Parting Glances

Two lovers romp in Manhattan; an afternoon tryst back at the townhouse; some anxieties over an impending separation. These are the common concerns displayed in the opening minutes of Parting Glances.

That the two lovers happen to be men is both important, and not important, to the filmmaker Bill Sherwood. On the one hand, Sherwood is frank—particularly in putting his love scene at the beginning of the film—about saying, Look, this is going to be a story about people who are homosexuals (most of them, anyway).

On the other hand, Sherwood stresses the people part. His main characters happen to be gay, and he proceeds from that premise into an altogether universal and human story—Parting Glances is something like a low-budget Woody Allen movie into which some gay figures, all distinct from one another, happen to have wandered. His film neither flaunts homosexuality nor apologizes for it.

That’s news, because in most of the gay-themed films of the last decade or so, homosexuality is very much the only subject of the film. In films such as Making Love and a spate of TV-movies, a character dramatically comes out of the closet, precipitating much gnashing of teeth and wringing of hands. Then everybody sits around and talks for 90 minutes while the violins play gloomier and gloomier.

None of that nonsense here. Just 24 hours in the company of some lively, witty people: Michael (Richard Ganoung), a book editor, who’s grappling with his hurt over the next day’s departure of his roommate Robert (John Bolger), who’s going to Africa on an indefinite job for the World Health Organization.

In the course of the evening and next day, they attend a dinner with Robert’s boss and a riotous, all-night going-away party thrown by a friend (Kathy Kinney). Michael also deals with another source of soul-searching: his old friend Nick (Steve Buscemi), who has AIDS.

Now, to say that a character has AIDS immediately conjures up visions of heavy-duty message-mongering; as in the current Broadway AIDS plays, or the TV movie An Early Frost, for instance. Parting Glances refuses to play that game. Nick is a vital, funny, irascible character, neither a symbol of a cause nor a cute survivor.

And his wit is indestructible; when Robert refuses to visit him, Nick points out the irony of a guy working for the World Health Organization who’s afraid to be around sick people.

Nick is superbly played by Steve Buscemi. While Bolger, a regular on “The Guiding Light,” is a bit of a stone, and some of the supporting players are erratic (a common hazard of independent filmmaking), Buscemi, eyes bulging and skin shrunken, is eminently capable of his role’s comic-dramatic range.

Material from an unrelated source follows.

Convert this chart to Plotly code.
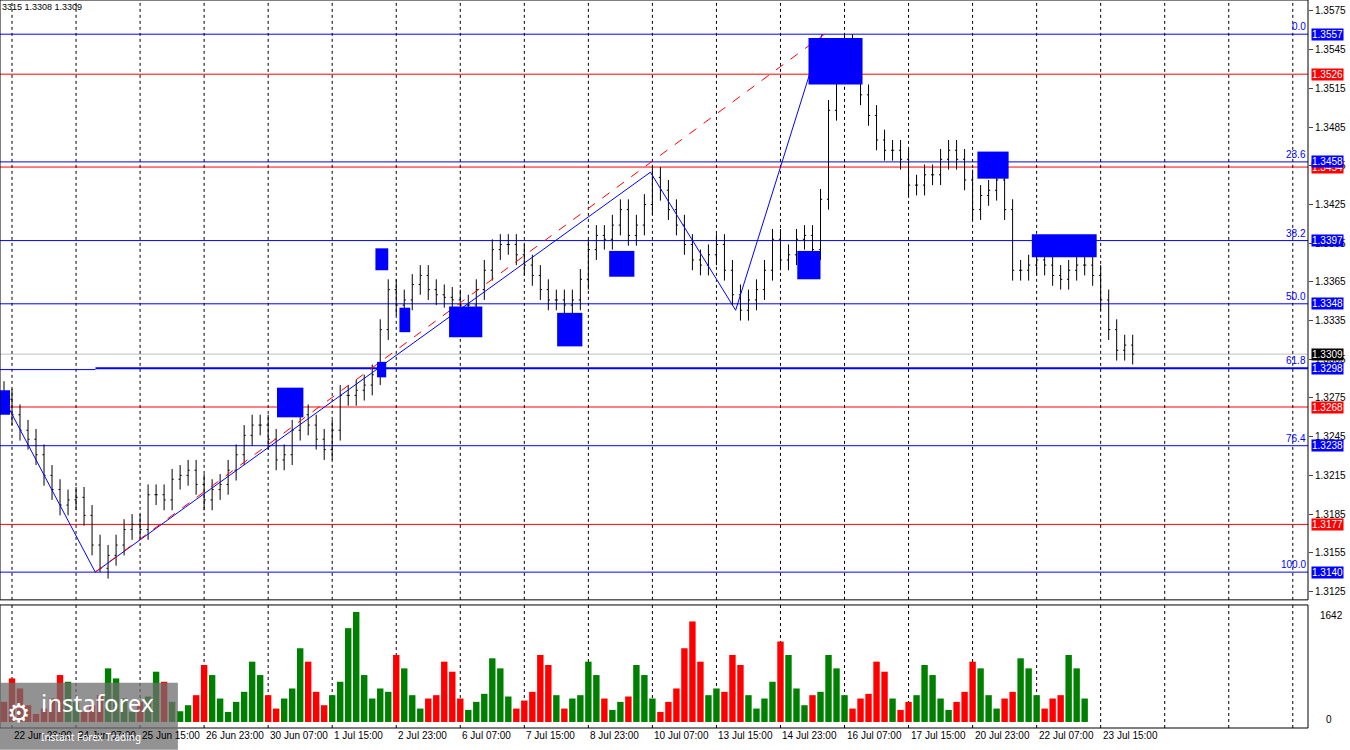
import plotly.graph_objects as go

closes = [1.3274,1.3262,1.3250,1.3243,1.3231,1.3215,1.3204,1.3192,1.3196,1.3198,
1.3184,1.3161,1.3143,1.3153,1.3161,1.3173,1.3177,1.3173,1.3200,1.3200,
1.3196,1.3212,1.3215,1.3219,1.3208,1.3196,1.3204,1.3208,1.3219,1.3231,
1.3246,1.3254,1.3254,1.3243,1.3227,1.3231,1.3250,1.3262,1.3254,1.3243,
1.3235,1.3250,1.3277,1.3277,1.3281,1.3285,1.3293,1.3328,1.3359,1.3347,
1.3351,1.3363,1.3370,1.3359,1.3355,1.3353,1.3351,1.3347,1.3347,1.3359,
1.3374,1.3390,1.3394,1.3394,1.3386,1.3378,1.3370,1.3359,1.3351,1.3351,
1.3347,1.3351,1.3367,1.3390,1.3401,1.3398,1.3409,1.3421,1.3401,1.3409,
1.3425,1.3446,1.3436,1.3421,1.3409,1.3394,1.3382,1.3378,1.3386,1.3394,
1.3374,1.3355,1.3343,1.3351,1.3359,1.3374,1.3398,1.3382,1.3386,1.3398,
1.3401,1.3390,1.3429,1.3498,1.3537,1.3549,1.3529,1.3510,1.3494,1.3475,
1.3467,1.3467,1.3460,1.3440,1.3440,1.3448,1.3448,1.3460,1.3467,1.3460,
1.3444,1.3421,1.3432,1.3436,1.3444,1.3421,1.3374,1.3374,1.3378,1.3382,
1.3378,1.3370,1.3367,1.3374,1.3378,1.3378,1.3370,1.3351,1.3328,1.3312,
1.3316,1.3309]
first_open = 1.3280
wick = [0.0008]*len(closes)
volumes = [300,650,500,250,120,200, 350,700,600,300,150,250, 400,800,650,350,150,300,
 380,750,600,300,160,250, 400,850,700,350,150,300, 450,900,700,400,200,350,
 500,1100,900,450,250,400, 600,1400,1642,700,350,500, 450,1000,800,400,200,350,
 400,900,750,350,180,300, 420,950,800,380,200,320, 450,1000,850,400,200,350,
 400,900,700,350,180,300, 380,850,700,350,150,300, 500,1100,1500,900,400,500,
 450,1000,850,400,200,350, 600,1200,1000,500,250,400, 450,1000,800,400,200,350,
 420,900,750,350,180,300, 400,850,700,350,180,300, 450,900,800,400,200,350,
 450,950,800,400,200,350, 400,1000,800,350]
tick_labels = ["22 Jun 23:00","24 Jun 07:00","25 Jun 15:00","26 Jun 23:00","30 Jun 07:00",
 "1 Jul 15:00","2 Jul 23:00","6 Jul 07:00","7 Jul 15:00","8 Jul 23:00","10 Jul 07:00",
 "13 Jul 15:00","14 Jul 23:00","16 Jul 07:00","17 Jul 15:00","20 Jul 23:00","22 Jul 07:00","23 Jul 15:00"]
fib_levels = [1.3557,1.3458,1.3397,1.3348,1.3298,1.3238,1.3140]
fib_names = ["0.0","23.6","38.2","50.0","61.8","76.4","100.0"]
red_levels = [1.3526,1.3454,1.3268,1.3177]
current = 1.3309
axis_ticks = [1.3575,1.3545,1.3515,1.3485,1.3455,1.3425,1.3395,1.3365,1.3335,1.3305,1.3275,1.3245,1.3215,1.3185,1.3155,1.3125]
boxes = [(-0.5,0.75,1.3281,1.3262),(34.1,37.4,1.3283,1.3260),(46.4,48,1.3391,1.3374),
 (49.4,50.75,1.3345,1.3326),(55.6,59.75,1.3346,1.3322),(69.1,72.25,1.3341,1.3315),
 (75.6,78.75,1.3389,1.3369),(99.1,102,1.3389,1.3367),(100.5,107.25,1.3554,1.3518),
 (121.6,125.5,1.3466,1.3445),(128.4,136.5,1.3402,1.3384),(46.6,47.75,1.3303,1.3291)]
trend_blue = [[(-0.5,1.3280),(11.4,1.3140)],[(11.4,1.3140),(80.75,1.3450)],
 [(80.75,1.3450),(91.4,1.3343),(102.2,1.3557)]]
trend_red = [(11.4,1.3140),(102.5,1.3557)]

n = len(closes)
idx = list(range(n))
opens = [first_open] + closes[:-1]
highs = [max(o, c) + w for o, c, w in zip(opens, closes, wick)]
lows = [min(o, c) - w for o, c, w in zip(opens, closes, wick)]
highs[105] = 1.3557
lows[12] = 1.3140
vcol = ["#008000" if c >= o else "#ff0000" for o, c in zip(opens, closes)]

fig = go.Figure()
fig.add_trace(go.Ohlc(x=idx, open=opens, high=highs, low=lows, close=closes,
    increasing_line_color="black", decreasing_line_color="black", line_width=1,
    tickwidth=0.2, xaxis="x", yaxis="y", showlegend=False))
fig.add_trace(go.Bar(x=idx, y=volumes, marker_color=vcol, marker_line_width=0,
    width=0.8, xaxis="x", yaxis="y2", showlegend=False))

for seg in trend_blue:
    fig.add_trace(go.Scatter(x=[p[0] for p in seg], y=[p[1] for p in seg], mode="lines",
        line=dict(color="#0000ff", width=1), showlegend=False, hoverinfo="skip"))
fig.add_trace(go.Scatter(x=[p[0] for p in trend_red], y=[p[1] for p in trend_red], mode="lines",
    line=dict(color="#ff0000", width=1, dash="dash"), showlegend=False, hoverinfo="skip"))

F = "Liberation Sans"
shapes = []
annots = []
XR = [-0.5, 162.9]
for lv, nm in zip(fib_levels, fib_names):
    w = 2 if nm == "61.8" else 1
    shapes.append(dict(type="line", xref="paper", x0=0 if nm != "61.8" else 0.073, x1=1, yref="y", y0=lv, y1=lv,
        line=dict(color="#0000ff", width=w), layer="below"))
    annots.append(dict(xref="paper", x=1, y=lv, yref="y", text=nm, showarrow=False,
        xanchor="right", yanchor="bottom", font=dict(size=10, color="#0000ff", family=F)))
for lv in red_levels:
    shapes.append(dict(type="line", xref="paper", x0=0, x1=1, yref="y", y0=lv, y1=lv,
        line=dict(color="#ff0000", width=1), layer="below"))
    annots.append(dict(xref="paper", x=1.002, y=lv, yref="y", text=f"{lv:.4f}", showarrow=False,
        xanchor="left", bgcolor="#ff0000", font=dict(size=10, color="white", family=F), borderpad=0))
for lv in fib_levels:
    annots.append(dict(xref="paper", x=1.002, y=lv, yref="y", text=f"{lv:.4f}", showarrow=False,
        xanchor="left", bgcolor="#0000ff", font=dict(size=10, color="white", family=F), borderpad=0))
shapes.append(dict(type="line", xref="paper", x0=0, x1=0.073, yref="y", y0=1.3297, y1=1.3297,
    line=dict(color="#0000ff", width=1)))
shapes.append(dict(type="line", xref="paper", x0=0, x1=1, yref="y", y0=current, y1=current,
    line=dict(color="#c0c0c0", width=1), layer="below"))
annots.append(dict(xref="paper", x=1.002, y=current, yref="y", text=f"{current:.4f}", showarrow=False,
    xanchor="left", bgcolor="black", font=dict(size=10, color="white", family=F), borderpad=0))
for b in boxes:
    shapes.append(dict(type="rect", xref="x", yref="y", x0=b[0], x1=b[1], y0=b[3], y1=b[2],
        fillcolor="#0000ff", line=dict(color="#0000ff", width=0)))
for k in range(21):
    gx = 1 + 8 * k
    for yr in ["y domain", "y2 domain"]:
        shapes.append(dict(type="line", xref="x", x0=gx, x1=gx, yref=yr, y0=0, y1=1,
            line=dict(color="black", width=1, dash="3px,3px"), layer="below"))
    if k < len(tick_labels):
        annots.append(dict(xref="x", x=gx, yref="paper", y=0, yanchor="top", xanchor="left",
            text=tick_labels[k], showarrow=False, font=dict(size=10, color="black", family=F)))
shapes.append(dict(type="rect", xref="paper", yref="paper", x0=0, x1=1, y0=0.176, y1=1, line=dict(color="black", width=1)))
shapes.append(dict(type="rect", xref="paper", yref="paper", x0=0, x1=1, y0=0, y1=0.169, line=dict(color="black", width=1)))
annots.append(dict(xref="paper", yref="paper", x=0, y=1, xanchor="left", yanchor="top", text="3315 1.3308 1.3309",
    showarrow=False, font=dict(size=9, color="black", family=F)))
annots.append(dict(xref="paper", yref="paper", x=1.008, y=0.155, xanchor="left", yanchor="middle", text="1642",
    showarrow=False, font=dict(size=10, color="black", family=F)))
annots.append(dict(xref="paper", yref="paper", x=1.012, y=0.012, xanchor="left", yanchor="middle", text="0",
    showarrow=False, font=dict(size=10, color="black", family=F)))
shapes.append(dict(type="rect", xref="paper", yref="paper", x0=0, x1=0.136, y0=-0.03, y1=0.062,
    fillcolor="rgba(110,110,110,0.75)", line=dict(width=0)))
annots.append(dict(xref="paper", yref="paper", x=0.03, y=0.06, xanchor="left", yanchor="top", text="instaforex",
    showarrow=False, font=dict(size=24, color="white", family="Noto Sans")))
annots.append(dict(xref="paper", yref="paper", x=0.03, y=0.0, xanchor="left", yanchor="top", text="Instant Forex Trading",
    showarrow=False, font=dict(size=10, color="white", family="Noto Sans")))
annots.append(dict(xref="paper", yref="paper", x=0.004, y=0.05, xanchor="left", yanchor="top", text="⚙",
    showarrow=False, font=dict(size=26, color="white")))

fig.update_layout(width=1350, height=750, margin=dict(l=0, r=42, t=0, b=22),
    paper_bgcolor="white", plot_bgcolor="white", shapes=shapes, annotations=annots,
    xaxis=dict(range=XR, showticklabels=False, showgrid=False, zeroline=False, rangeslider=dict(visible=False)),
    yaxis=dict(domain=[0.176, 1], range=[1.31185, 1.35835], side="right", tickvals=axis_ticks,
        ticktext=[f"{v:.4f}" for v in axis_ticks], ticks="outside", ticklen=4, showgrid=False, zeroline=False,
        tickfont=dict(size=10, color="black", family=F)),
    yaxis2=dict(domain=[0, 0.169], range=[-90, 1746], side="right", showticklabels=False,
        showgrid=False, zeroline=False),
    bargap=0.1)
fig.write_html("out.html", config={"displayModeBar": False},
    post_script="document.body.style.margin='0';document.body.style.overflow='hidden';")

Parting Glances is the debut film for most of these actors, and for writer-director Bill Sherwood. A musician and former Juilliard student, Sherwood has a musical sense of structure in his screenplay—he doesn’t waste much, and he often sets riffs (visual or verbal) going that will pay off much later in the film.

Sherwood’s main victory—and this is hard to do—is taking a previously specialized subject and making it into a film for everybody. That’s a mighty impressive debut.

First published in the Herald, February 1986

A really delightful and savvy movie, and the only film from Bill Sherwood, who died in 1990. See the film, and you’ll understand this was a true loss. Buscemi did fine for himself after this; it was obvious from this performance that he was somebody special. When I think of the amount of attention that Spike Lee’s She’s Gotta Have It got a few months after this movie opened, well, I don’t begrudge it anything, but Parting Glances was at least as deserving. And by that I mean, more deserving. Looking at this review today, it reads very much like a careful act of walking the reader through something they might find unfamiliar or threatening, in the hope of making it, if not familiar, at least unthreatening. I probably would have written it different it I’d been writing for something other than a general-interest daily newspaper, and I’d certainly write it different today. But from 25 years on, I stand by its approach. And Happy Independence Day.